• [THE REQUEST]
Everything from the opening line of the records below through the line with "from matplotlib.lines import Line2D" must be duplicated exactly, pictures left out.

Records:
►
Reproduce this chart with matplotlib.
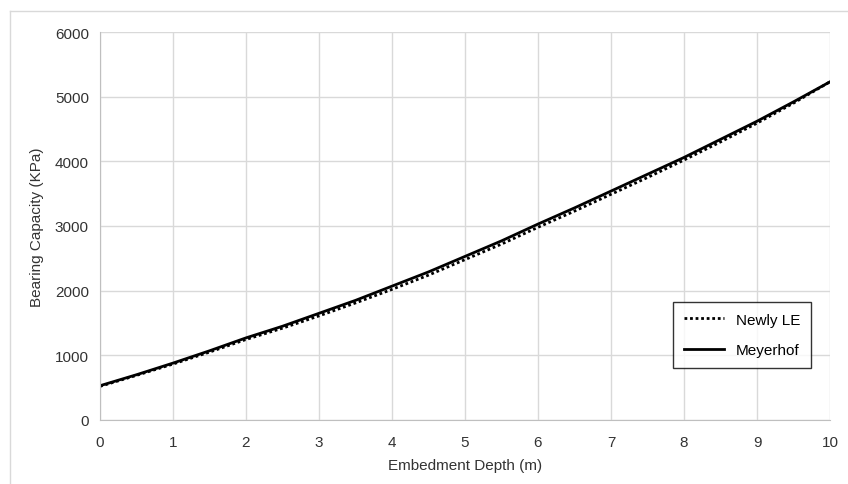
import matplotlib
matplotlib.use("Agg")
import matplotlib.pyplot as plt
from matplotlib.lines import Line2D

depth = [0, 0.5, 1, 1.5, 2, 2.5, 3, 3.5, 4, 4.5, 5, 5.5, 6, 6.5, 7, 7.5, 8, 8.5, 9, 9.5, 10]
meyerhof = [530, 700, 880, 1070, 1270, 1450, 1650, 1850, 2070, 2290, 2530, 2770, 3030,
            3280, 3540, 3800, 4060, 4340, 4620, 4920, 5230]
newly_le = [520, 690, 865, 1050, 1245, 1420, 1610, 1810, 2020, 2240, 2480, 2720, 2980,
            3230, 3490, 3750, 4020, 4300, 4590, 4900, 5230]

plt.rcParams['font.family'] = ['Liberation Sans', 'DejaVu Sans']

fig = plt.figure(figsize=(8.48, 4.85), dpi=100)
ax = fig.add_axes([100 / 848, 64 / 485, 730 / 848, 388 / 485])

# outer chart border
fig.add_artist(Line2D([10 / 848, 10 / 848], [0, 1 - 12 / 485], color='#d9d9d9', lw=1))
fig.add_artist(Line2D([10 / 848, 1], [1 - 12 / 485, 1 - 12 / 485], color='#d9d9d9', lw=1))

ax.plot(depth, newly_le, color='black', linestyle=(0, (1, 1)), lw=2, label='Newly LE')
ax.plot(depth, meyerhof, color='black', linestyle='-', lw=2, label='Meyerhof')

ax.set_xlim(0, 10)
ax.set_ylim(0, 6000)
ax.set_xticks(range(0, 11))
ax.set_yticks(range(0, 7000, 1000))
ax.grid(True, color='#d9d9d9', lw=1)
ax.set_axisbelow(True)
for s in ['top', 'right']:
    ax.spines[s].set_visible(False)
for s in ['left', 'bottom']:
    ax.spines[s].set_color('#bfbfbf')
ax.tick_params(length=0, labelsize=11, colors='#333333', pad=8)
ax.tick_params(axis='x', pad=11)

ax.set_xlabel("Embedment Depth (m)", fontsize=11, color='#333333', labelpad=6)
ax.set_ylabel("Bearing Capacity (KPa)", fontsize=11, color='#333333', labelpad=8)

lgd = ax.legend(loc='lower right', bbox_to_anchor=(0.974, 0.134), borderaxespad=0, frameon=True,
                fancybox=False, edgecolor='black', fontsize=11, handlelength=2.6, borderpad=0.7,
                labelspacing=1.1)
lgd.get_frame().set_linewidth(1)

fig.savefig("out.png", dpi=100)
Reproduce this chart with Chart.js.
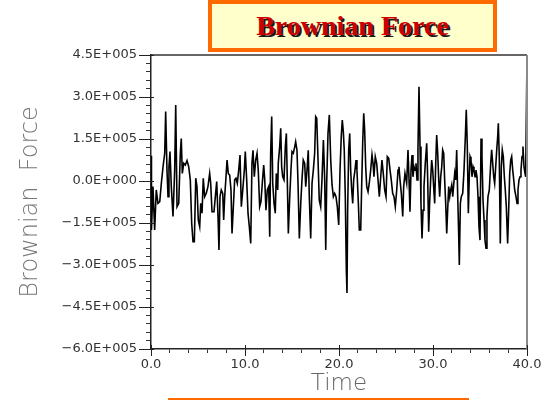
◄
• [RESPONSE TO THE EXERCISE]
Reproduce this chart with matplotlib.
import matplotlib
matplotlib.use("Agg")
import matplotlib.pyplot as plt
from matplotlib.lines import Line2D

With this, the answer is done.